Podríamos tomarnos un tiempo para explicar cómo Roma canibaliza los presupuestos de la generación de Reygadas, Llosa, Puenzo, Martel, una generación que reacciona ante el comercialismo celebratorio del cine de los noventas y el didactismo del nuevo cine construyendo mundos políticamente complejos para espectadores inconformes. Una generación de cineastas de clase media alta que no compra las ilusiones dominantes de su propia clase ni de su nación y que ha hecho del escepticismo una nueva forma de emancipación intelectual.

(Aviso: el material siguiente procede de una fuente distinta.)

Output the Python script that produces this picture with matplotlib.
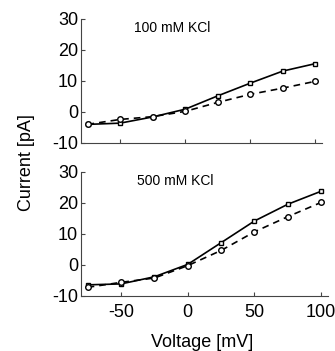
import matplotlib
matplotlib.use('Agg')
import matplotlib.pyplot as plt

plt.rcParams['font.family'] = ['Liberation Sans', 'DejaVu Sans']
plt.rcParams['axes.unicode_minus'] = False

voltage = [-75, -50, -25, 0, 25, 50, 75, 100]

# 100 mM KCl
kcl100_solid = [-4.0, -3.6, -1.6, 0.9, 5.2, 9.3, 13.2, 15.6]
kcl100_dashed = [-4.0, -2.4, -1.5, 0.2, 3.1, 5.7, 7.7, 9.9]

# 500 mM KCl
kcl500_solid = [-6.4, -6.1, -3.8, 0.2, 7.2, 14.2, 19.6, 23.8]
kcl500_dashed = [-7.2, -5.6, -4.2, -0.2, 4.7, 10.7, 15.6, 20.2]

yticks = [-10, 0, 10, 20, 30]
xticks = [-50, 0, 50, 100]

fig = plt.figure(figsize=(3.35, 3.51), dpi=100)
ax1 = fig.add_axes([0.2418, 0.5926, 0.719, 0.3533])
ax2 = fig.add_axes([0.2418, 0.1567, 0.737, 0.3533])


def draw(ax, solid, dashed, title, show_xlabels):
    ax.plot(voltage, solid, '-', color='black', lw=1.2, marker='s', ms=3.5,
            mfc='white', mec='black', mew=1.0)
    ax.plot(voltage, dashed, '--', color='black', lw=1.2, marker='o', ms=4,
            mfc='white', mec='black', mew=1.0, dashes=(4, 3))
    ax.set_xlim(-80, 105)
    ax.set_ylim(-10, 30)
    ax.set_yticks(yticks)
    ax.set_xticks(xticks)
    if not show_xlabels:
        ax.set_xticklabels([])
    ax.spines['top'].set_visible(False)
    ax.spines['right'].set_visible(False)
    ax.spines['left'].set_color('#444444')
    ax.spines['bottom'].set_color('#444444')
    ax.tick_params(direction='in', length=3, labelsize=13, color='#444444')
    ax.tick_params(axis='y', pad=2)
    ax.tick_params(axis='x', pad=6)
    ax.text(0.38, 0.93, title, transform=ax.transAxes, ha='center', va='center',
            fontsize=10)


draw(ax1, kcl100_solid, kcl100_dashed, '100 mM KCl', False)
draw(ax2, kcl500_solid, kcl500_dashed, '500 mM KCl', True)

fig.text(0.603, 0.023, 'Voltage [mV]', ha='center', va='center', fontsize=13)
fig.text(0.08, 0.536, 'Current [pA]', rotation=90, ha='center', va='center',
         fontsize=13)

fig.savefig('out.png', dpi=100)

Roma ha trabajado la forma de este cine, pero no la intención. Su título de topografía abstrusa es un déjà vu de Jauja, de Japón, de Yvy Maraey, pero no planea una escapada utópica sino una legitimación de este mundo. Es la punta visible de ese iceberg, un clásico instantáneo, porque sostiene el mito de su clase, de su nación. Porque el espectador tiene la oportunidad de llorar la servidumbre indígena para luego agradecer la bondad románica, criolla.